Overall reaction to stackable moderation

  • Many commenters find the “stackable / pluggable” moderation model innovative and overdue, likening it to programmable blocklists, ad‑block filters, Steam curators, or usenet killfiles.
  • People are excited about use cases beyond safety: spoilers, unwanted topics, personality/tone filters, “chiller” labels to cool down heated threads, and niche filters like “Spider Shield”.
  • Others argue moderation is not additive but should be a cohesive ruleset for a community, and worry this could devolve into chaotic, individualized filters and a poor default experience.

Architecture and decentralization

  • A Bluesky team member explains labels are metadata attached by “labelers”; clients choose which labelers to use and how strictly to act on them.
  • There is a distinction between:
    • Client-side label-based moderation (opt‑in/stackable).
    • “Infrastructure takedowns” at the relay/aggregator level for illegal content and abuse.
  • Commenters compare this to Mastodon and Reddit:
    • Bluesky: modular roles (identity, PDS, relays, app views, feeds, labelers) with user choice at each layer.
    • Mastodon: identity and moderation bound to an instance; heavy inter‑instance blocking.
    • Reddit: scalable via subreddit boundaries and local mods, but with mod abuse and hard locks.
  • Skeptics note the aggregator/relay remains a practical central point; running alternative relays is technically possible but may be economically unattractive, risking de‑facto centralization.

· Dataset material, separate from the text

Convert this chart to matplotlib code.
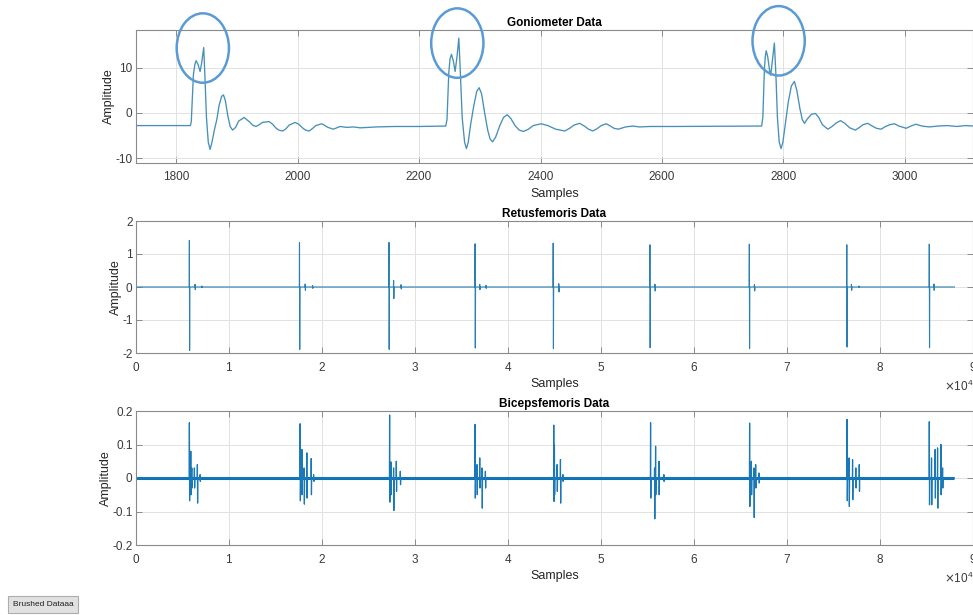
import matplotlib
matplotlib.use("Agg")
import matplotlib.pyplot as plt
from matplotlib.patches import Ellipse, Rectangle
from matplotlib.ticker import FixedLocator, FixedFormatter

plt.rcParams['font.family'] = ['Liberation Sans', 'DejaVu Sans']
plt.rcParams['axes.unicode_minus'] = False

# ---------------- Goniometer data (samples, amplitude) ----------------
gon_x = [1734, 1823.5, 1825, 1828.5, 1831, 1833, 1836, 1839.5, 1842, 1845.5, 1847.5,
         1850, 1853, 1856, 1859, 1863, 1867, 1871, 1875, 1878, 1881, 1885, 1889,
         1893, 1898, 1903, 1912, 1921, 1926, 1931.5, 1937, 1942, 1953, 1959, 1964,
         1969, 1975.5, 1981, 1986, 1996, 2002, 2008, 2013, 2019, 2025, 2030, 2040,
         2050, 2059, 2070, 2081, 2092, 2103, 2130, 2160, 2200, 2244,
         2246, 2249, 2251, 2253.4, 2256.5, 2259.4, 2262.5, 2265.5, 2268, 2271, 2275,
         2278, 2281, 2285, 2290, 2295, 2299, 2303, 2308, 2313, 2317, 2321, 2326,
         2333, 2339, 2345, 2351, 2358, 2365, 2372, 2380, 2388, 2401, 2412, 2425,
         2440, 2448, 2455, 2464.5, 2472, 2479, 2486, 2493, 2500, 2508, 2515, 2521,
         2528, 2540, 2552, 2563, 2580, 2620, 2680, 2720, 2764,
         2766, 2768.5, 2770, 2771.5, 2774, 2777, 2779, 2782, 2785, 2787.5, 2790,
         2793, 2796, 2799, 2803, 2808, 2813, 2818, 2822, 2827, 2831, 2834.5, 2840,
         2846, 2852.6, 2858, 2864, 2873, 2880, 2887, 2894, 2901, 2909, 2918.4, 2925,
         2931, 2938.7, 2946, 2953, 2960.7, 2968, 2975, 2982.6, 2990, 3001.8, 3010,
         3018, 3028, 3040, 3055, 3070, 3085, 3100, 3112]
gon_y = [-2.8, -2.8, -2.0, 8.5, 10.8, 11.6, 10.8, 9.2, 11.0, 14.5, 8.0,
         -1.0, -6.5, -8.1, -6.5, -3.8, -1.5, 1.8, 3.7, 4.0, 2.8, -0.5, -3.0,
         -3.8, -3.2, -1.8, -1.0, -2.0, -2.7, -3.0, -2.6, -2.1, -1.9, -2.5, -3.3,
         -3.8, -4.0, -3.5, -2.7, -2.1, -2.5, -3.3, -3.8, -4.0, -3.4, -2.8, -2.4,
         -3.2, -3.6, -3.0, -3.2, -3.1, -3.3, -3.1, -3.0, -3.0, -2.9,
         -1.5, 9.0, 12.0, 13.0, 11.5, 9.2, 12.5, 16.6, 9.0, -1.0, -6.5,
         -7.9, -6.5, -2.5, 1.5, 4.8, 5.6, 4.2, 0.0, -3.8, -5.8, -6.4, -5.4,
         -2.8, -1.0, -0.4, -1.2, -2.8, -3.8, -4.1, -3.6, -2.8, -2.4, -2.8, -3.6,
         -4.0, -3.4, -2.7, -2.3, -2.9, -3.6, -4.0, -3.5, -2.8, -2.4, -2.9, -3.4,
         -3.6, -3.1, -2.9, -3.1, -3.0, -3.0, -2.95, -2.9, -2.9,
         -1.0, 9.5, 12.5, 13.8, 12.5, 9.5, 8.4, 12.0, 15.5, 8.5, -1.0,
         -6.5, -7.9, -6.5, -2.5, 2.5, 6.0, 7.0, 5.0, 1.0, -1.5, -2.3, -1.2,
         -0.3, -0.1, -1.0, -2.6, -3.6, -3.0, -2.2, -1.7, -2.3, -3.3, -3.8, -3.2,
         -2.6, -2.3, -2.9, -3.4, -3.6, -3.0, -2.6, -2.4, -2.9, -3.4, -2.9,
         -2.5, -2.9, -3.1, -2.9, -2.8, -3.0, -2.8, -2.9]

# Peaks that are circled (sample, amplitude centre of the ring)
ring_x = [1844, 2263, 2792]
ring_y = [14.4, 15.5, 16.0]

# ---------------- Retusfemoris data ----------------
rf_end = 88000
rf_pos = [5740, 17580, 27200, 36460, 44860, 55260, 65950, 76430, 85300]
rf_top = [1.41, 1.35, 1.35, 1.31, 1.33, 1.28, 1.30, 1.28, 1.30]
rf_bot = [-1.92, -1.89, -1.89, -1.85, -1.87, -1.84, -1.87, -1.82, -1.84]
rf_blip_pos = [6350, 7070, 18190, 18980, 27700, 28500, 36960, 37640, 45460,
               55800, 66500, 76930, 77750, 85800]
rf_blip_up = [0.08, 0.03, 0.09, 0.04, 0.20, 0.07, 0.08, 0.05, 0.10,
              0.08, 0.07, 0.08, 0.03, 0.09]
rf_blip_dn = [-0.08, -0.02, -0.10, -0.04, -0.35, -0.06, -0.08, -0.04, -0.15,
              -0.12, -0.12, -0.10, -0.02, -0.10]

# ---------------- Bicepsfemoris data ----------------
bf_end = 88000
bf_pos = [5740, 5890, 6000, 6280, 6600, 6890,
          17650, 17840, 18080, 18370, 18840, 19100,
          27270, 27410, 27700, 27990, 28420,
          36460, 36670, 36960, 37210, 37570,
          44920, 44990, 45280, 45640, 45900,
          55330, 55760, 55870, 56230, 56760,
          65980, 66170, 66450, 66630, 66990,
          76460, 76680, 77050, 77400, 77770,
          85300, 85540, 85930, 86190, 86550, 86730]
bf_up = [0.165, 0.08, 0.03, 0.03, 0.04, 0.01,
         0.162, 0.085, 0.03, 0.075, 0.058, 0.01,
         0.188, 0.048, 0.03, 0.05, 0.02,
         0.16, 0.04, 0.06, 0.03, 0.02,
         0.158, 0.10, 0.04, 0.055, 0.01,
         0.165, 0.03, 0.095, 0.05, 0.01,
         0.164, 0.05, 0.03, 0.04, 0.015,
         0.175, 0.06, 0.055, 0.03, 0.04,
         0.168, 0.06, 0.085, 0.09, 0.10, 0.03]
bf_dn = [-0.068, -0.05, -0.03, -0.03, -0.075, -0.01,
         -0.068, -0.05, -0.078, -0.06, -0.05, -0.01,
         -0.072, -0.05, -0.097, -0.04, -0.02,
         -0.06, -0.05, -0.03, -0.09, -0.03,
         -0.07, -0.05, -0.04, -0.075, -0.01,
         -0.06, -0.122, -0.05, -0.05, -0.01,
         -0.085, -0.05, -0.118, -0.03, -0.015,
         -0.068, -0.085, -0.065, -0.03, -0.04,
         -0.08, -0.08, -0.06, -0.09, -0.05, -0.03]


def spike_series(end, events):
    """events: list of (pos, up, down) -> polyline through baseline 0"""
    xs, ys = [0], [0.0]
    for p, u, d in sorted(events):
        xs += [p - 20, p, p + 25, p + 50]
        ys += [0.0, u, d, 0.0]
    xs.append(end)
    ys.append(0.0)
    return xs, ys


W, H = 973, 615
fig = plt.figure(figsize=(W / 100, H / 100), dpi=100)
fig.patch.set_facecolor('white')

left = 136 / W
width = 837 / W


def ax_rect(top_px, bot_px):
    return [left, 1 - bot_px / H, width, (bot_px - top_px) / H]


spine_col = '#8a8a8a'
tick_col = '#3a3a3a'


def style(ax):
    for s in ax.spines.values():
        s.set_color(spine_col)
        s.set_linewidth(0.8)
    ax.tick_params(direction='in', length=4, width=0.7, colors=spine_col,
                   labelcolor=tick_col, labelsize=8.5, top=True, right=True)
    ax.tick_params(axis='y', pad=2.5)
    ax.tick_params(axis='x', pad=6)
    ax.grid(True, color='#e2e2e2', linewidth=0.7)
    ax.set_axisbelow(True)
    ax.set_ylabel('Amplitude', fontsize=9, color='#262626', labelpad=0)
    ax.set_xlabel('Samples', fontsize=9, color='#262626', labelpad=3)


# ---- top: goniometer
ax1 = fig.add_axes(ax_rect(30, 163))
ax1.plot(gon_x, gon_y, color='#4690b8', linewidth=0.95)
ax1.set_xlim(1734, 3112)
ax1.set_ylim(-11.1, 18.4)
ax1.set_xticks([1800, 2000, 2200, 2400, 2600, 2800, 3000])
ax1.set_yticks([-10, 0, 10])
style(ax1)
ax1.set_title('Goniometer Data', fontsize=8.5, fontweight='bold', pad=3)
for cx, cy in zip(ring_x, ring_y):
    ax1.add_patch(Ellipse((cx, cy), width=86, height=15.4, fill=False,
                          edgecolor='#5b9bd5', linewidth=1.8, clip_on=False,
                          zorder=5))

# ---- middle: retusfemoris
ax2 = fig.add_axes(ax_rect(221, 353))
ev2 = list(zip(rf_pos, rf_top, rf_bot)) + list(zip(rf_blip_pos, rf_blip_up, rf_blip_dn))
x2, y2 = spike_series(rf_end, ev2)
ax2.plot(x2, y2, color='#2a7fb3', linewidth=0.8)
ax2.set_xlim(0, 90000)
ax2.set_ylim(-2, 2)
ax2.set_xticks([i * 10000 for i in range(10)])
ax2.set_yticks([-2, -1, 0, 1, 2])
ax2.ticklabel_format(axis='x', style='sci', scilimits=(4, 4), useMathText=True)
style(ax2)
ax2.xaxis.get_offset_text().set_fontsize(8.5)
ax2.xaxis.get_offset_text().set_color(tick_col)
ax2.set_title('Retusfemoris Data', fontsize=8.5, fontweight='bold', pad=3)

# ---- bottom: bicepsfemoris
ax3 = fig.add_axes(ax_rect(411, 545))
x3, y3 = spike_series(bf_end, list(zip(bf_pos, bf_up, bf_dn)))
ax3.plot([0, bf_end], [0, 0], color='#0a72b8', linewidth=2.2, solid_capstyle='butt')
ax3.plot(x3, y3, color='#1a78b8', linewidth=0.9)
ax3.set_xlim(0, 90000)
ax3.set_ylim(-0.2, 0.2)
ax3.set_xticks([i * 10000 for i in range(10)])
bf_ticks = [-0.2, -0.1, 0, 0.1, 0.2]
bf_tick_labels = ['-0.2', '-0.1', '0', '0.1', '0.2']
ax3.yaxis.set_major_locator(FixedLocator(bf_ticks))
ax3.yaxis.set_major_formatter(FixedFormatter(bf_tick_labels))
ax3.ticklabel_format(axis='x', style='sci', scilimits=(4, 4), useMathText=True)
style(ax3)
ax3.xaxis.get_offset_text().set_fontsize(8.5)
ax3.xaxis.get_offset_text().set_color(tick_col)
ax3.set_title('Bicepsfemoris Data', fontsize=8.5, fontweight='bold', pad=3)

# ---- "Brushed Dataaa" button
fig.patches.append(Rectangle((8 / W, 1 - 613 / H), 70 / W, 17 / H,
                             transform=fig.transFigure, facecolor='#e1e1e1',
                             edgecolor='#adadad', linewidth=0.8))
fig.text(43 / W, 1 - 604.5 / H, 'Brushed Dataaa', fontsize=6, ha='center',
         va='center', color='#202020')

fig.savefig('out.png', dpi=100, facecolor='white')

Free speech, censorship, and law

  • Strong split between those who see this as empowering “freedom to ignore” and those who see any “Trust & Safety” layer as censorship risk.
  • Some worry that centralized “community guidelines” plus infra takedowns recreate older platforms’ problems, just with an extra layer of indirection.
  • Others counter that:
    • Completely unmoderated systems become unusable due to spam/abuse.
    • Users can choose clients/labelers with different norms, including more permissive ones.
  • Legal issues (CSAM, terrorism content, hate speech, jurisdictional conflicts) are heavily debated:
    • Hiding via labels is insufficient where mere possession/distribution is illegal; infra takedowns are still required.
    • Handling region-specific illegality via country-specific moderation channels is proposed but seen as imperfect.

Echo chambers, polarization, and incentives

  • Some fear configurable filters will harden echo chambers and polarization.
  • Others argue people already curate their spaces; composable moderation just makes this explicit and user‑controlled.
  • There is concern about:
    • Who labels the labelers and how users evaluate/“meta‑moderate” them.
    • Whether there are strong incentives for independent relays and labelers, or if the ecosystem will default to one dominant provider.